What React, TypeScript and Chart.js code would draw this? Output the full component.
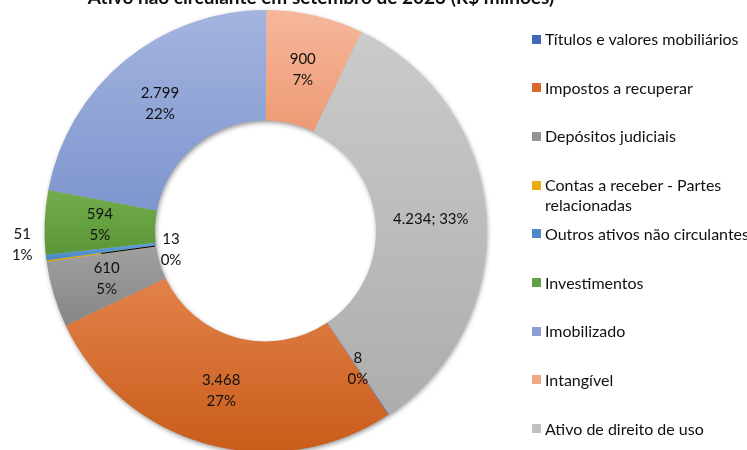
import React, { useEffect, useRef } from "react";
import { Chart, registerables } from "chart.js";

Chart.register(...registerables);

const titleText = "Ativo não circulante em setembro de 2023 (R$ milhões)";
const categories = [
  "Títulos e valores mobiliários",
  "Impostos a recuperar",
  "Depósitos judiciais",
  "Contas a receber - Partes relacionadas",
  "Outros ativos não circulantes",
  "Investimentos",
  "Imobilizado",
  "Intangível",
  "Ativo de direito de uso",
];
const values = [8, 3468, 610, 13, 51, 594, 2799, 900, 4234];
const percentLabels = [0, 27, 5, 0, 1, 5, 22, 7, 33];

const colorsLight = ["#4a74c4", "#e2824a", "#a0a0a0", "#f2b520", "#5f9fd8", "#72ad4d", "#a3b4de", "#f6b79b", "#cbcbcb"];
const colorsDark = ["#3d64b0", "#c95c1a", "#868686", "#dca000", "#4a88c4", "#5a9537", "#7e95cf", "#ee9a74", "#adadad"];
const legendColors = ["#4268b8", "#d8692a", "#949494", "#eaad11", "#4c8ac6", "#63a043", "#8da0d6", "#f2a886", "#c0c0c0"];
const labelModes = ["mid", "mid", "mid", "inner", "outside", "mid", "mid", "mid", "single"];

const FONT = "Lato, 'Open Sans', sans-serif";
const fmt = (v: number) => String(v).replace(/\B(?=(\d{3})+(?!\d))/g, ".");

const ROTATION = 146;
const CANVAS_W = 747;
const CANVAS_H = 480;
const CX = 265.5;
const CY = 231;
const R = 221;

function sliceAngles(data: number[], idx: number) {
  const total = data.reduce((a, b) => a + b, 0);
  let cum = 0;
  for (let i = 0; i < idx; i++) cum += data[i];
  const base = -Math.PI / 2 + (ROTATION * Math.PI) / 180;
  const start = base + (cum / total) * Math.PI * 2;
  const end = start + (data[idx] / total) * Math.PI * 2;
  return { start, end };
}

const ringShadow = {
  id: "ringShadow",
  beforeDatasetsDraw(chart: any) {
    const meta = chart.getDatasetMeta(0);
    const arc = meta.data[0];
    if (!arc) return;
    const { x, y, innerRadius, outerRadius } = arc.getProps(["x", "y", "innerRadius", "outerRadius"], true);
    const ctx = chart.ctx;
    ctx.save();
    ctx.shadowColor = "rgba(0,0,0,0.45)";
    ctx.shadowBlur = 5;
    ctx.shadowOffsetX = 1;
    ctx.shadowOffsetY = 2;
    ctx.fillStyle = "#b0b0b0";
    ctx.beginPath();
    ctx.arc(x, y, outerRadius - 0.5, 0, Math.PI * 2);
    ctx.arc(x, y, innerRadius + 0.5, 0, Math.PI * 2, true);
    ctx.fill("evenodd");
    ctx.restore();
  },
};

const sliceLabels = {
  id: "sliceLabels",
  afterDatasetsDraw(chart: any) {
    const meta = chart.getDatasetMeta(0);
    const ctx = chart.ctx;
    ctx.save();
    ctx.font = `15px ${FONT}`;
    ctx.fillStyle = "#111";
    ctx.textAlign = "center";
    ctx.textBaseline = "middle";
    const lh = 21;
    meta.data.forEach((arc: any, i: number) => {
      const { x, y, startAngle, endAngle, innerRadius, outerRadius } = arc.getProps(
        ["x", "y", "startAngle", "endAngle", "innerRadius", "outerRadius"],
        true
      );
      const a = (startAngle + endAngle) / 2;
      const cos = Math.cos(a);
      const sin = Math.sin(a);
      const v = fmt(values[i]);
      const p = percentLabels[i] + "%";
      const mode = labelModes[i];
      if (mode === "mid" || mode === "single") {
        const rm = (innerRadius + outerRadius) / 2;
        const lx = x + cos * rm;
        const ly = y + sin * rm;
        if (mode === "single") {
          ctx.fillText(`${v}; ${p}`, lx, ly);
        } else {
          ctx.fillText(v, lx, ly - lh / 2);
          ctx.fillText(p, lx, ly + lh / 2);
        }
      } else if (mode === "outside") {
        const ro = outerRadius + 24;
        const lx = x + cos * ro;
        const ly = y + sin * ro - 16;
        ctx.fillText(v, lx, ly - lh / 2);
        ctx.fillText(p, lx, ly + lh / 2);
      } else if (mode === "inner") {
        const rm = (innerRadius + outerRadius) / 2;
        const x1 = x + cos * rm;
        const y1 = y + sin * rm;
        const x2 = x + cos * (innerRadius + 1);
        const y2 = y + sin * (innerRadius + 1);
        ctx.strokeStyle = "#000";
        ctx.lineWidth = 1;
        ctx.beginPath();
        ctx.moveTo(x1, y1);
        ctx.lineTo(x2, y2);
        ctx.stroke();
        const lx = x2 + 16;
        const ly = y2 + 4;
        ctx.fillText(v, lx, ly - lh / 2);
        ctx.fillText(p, lx, ly + lh / 2);
      }
    });
    ctx.restore();
  },
};

export default function App() {
  const canvasRef = useRef<HTMLCanvasElement | null>(null);

  useEffect(() => {
    if (!canvasRef.current) return;
    const chart = new Chart(canvasRef.current, {
      type: "doughnut",
      data: {
        labels: categories,
        datasets: [
          {
            data: values,
            borderWidth: 0,
            backgroundColor: (c: any) => {
              const idx = c.dataIndex;
              const area = c.chart.chartArea;
              if (idx === undefined || !area) return colorsLight[idx ?? 0];
              const cx = (area.left + area.right) / 2;
              const cy = (area.top + area.bottom) / 2;
              const ro = Math.min(area.right - area.left, area.bottom - area.top) / 2;
              const ri = ro * 0.5;
              const { start, end } = sliceAngles(c.dataset.data, idx);
              let minY = Infinity;
              let maxY = -Infinity;
              const n = 60;
              for (let k = 0; k <= n; k++) {
                const t = start + ((end - start) * k) / n;
                for (const rr of [ri, ro]) {
                  const yy = cy + Math.sin(t) * rr;
                  if (yy < minY) minY = yy;
                  if (yy > maxY) maxY = yy;
                }
              }
              if (maxY - minY < 1) maxY = minY + 1;
              const g = c.chart.ctx.createLinearGradient(0, minY, 0, maxY);
              g.addColorStop(0, colorsLight[idx]);
              g.addColorStop(1, colorsDark[idx]);
              return g;
            },
          },
        ],
      },
      options: {
        responsive: false,
        maintainAspectRatio: false,
        animation: false,
        devicePixelRatio: 1,
        rotation: ROTATION,
        cutout: "50%",
        layout: {
          padding: {
            left: CX - R,
            top: CY - R,
            right: CANVAS_W - CX - R,
            bottom: CANVAS_H - CY - R,
          },
        },
        plugins: {
          legend: { display: false },
          title: { display: false },
          tooltip: { enabled: false },
        },
      },
      plugins: [ringShadow, sliceLabels],
    });
    return () => chart.destroy();
  }, []);

  const legendTop0 = 39;
  const legendStep = 48.7;

  return (
    <div
      style={{
        position: "fixed",
        left: 0,
        top: 0,
        width: CANVAS_W,
        height: 450,
        overflow: "hidden",
        background: "#fff",
        fontFamily: FONT,
      }}
    >
      <canvas
        ref={canvasRef}
        width={CANVAS_W}
        height={CANVAS_H}
        style={{ position: "absolute", left: 0, top: 0, width: CANVAS_W, height: CANVAS_H }}
      />
      <div
        style={{
          position: "absolute",
          left: 71,
          width: 500,
          top: -15.5,
          textAlign: "center",
          fontWeight: 700,
          fontSize: 19,
          lineHeight: "24px",
          color: "#111",
          whiteSpace: "nowrap",
        }}
      >
        {titleText}
      </div>
      {categories.map((name, i) => (
        <div
          key={name}
          style={{
            position: "absolute",
            left: 532,
            top: legendTop0 + i * legendStep - 10,
            width: 240,
            display: "flex",
            alignItems: "flex-start",
            fontSize: 16,
            lineHeight: "20px",
            color: "#111",
          }}
        >
          <span
            style={{
              display: "inline-block",
              width: 9,
              height: 9,
              marginTop: 5.5,
              marginRight: 4,
              background: legendColors[i],
              flex: "0 0 auto",
            }}
          />
          <span style={{ whiteSpace: "normal", maxWidth: 212 }}>{name}</span>
        </div>
      ))}
    </div>
  );
}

^^^^^^^^^^^^^^^^

*Brief:* Extract, word for word, each line from the top of the data down to and including the line with "Chart.register(...registerables);"; skip the pictures.

*Solution to the exercise:*
What React, TypeScript and Chart.js code would draw this? Output the full component.
import React, { useEffect, useRef } from "react";
import { Chart, registerables } from "chart.js";

Chart.register(...registerables);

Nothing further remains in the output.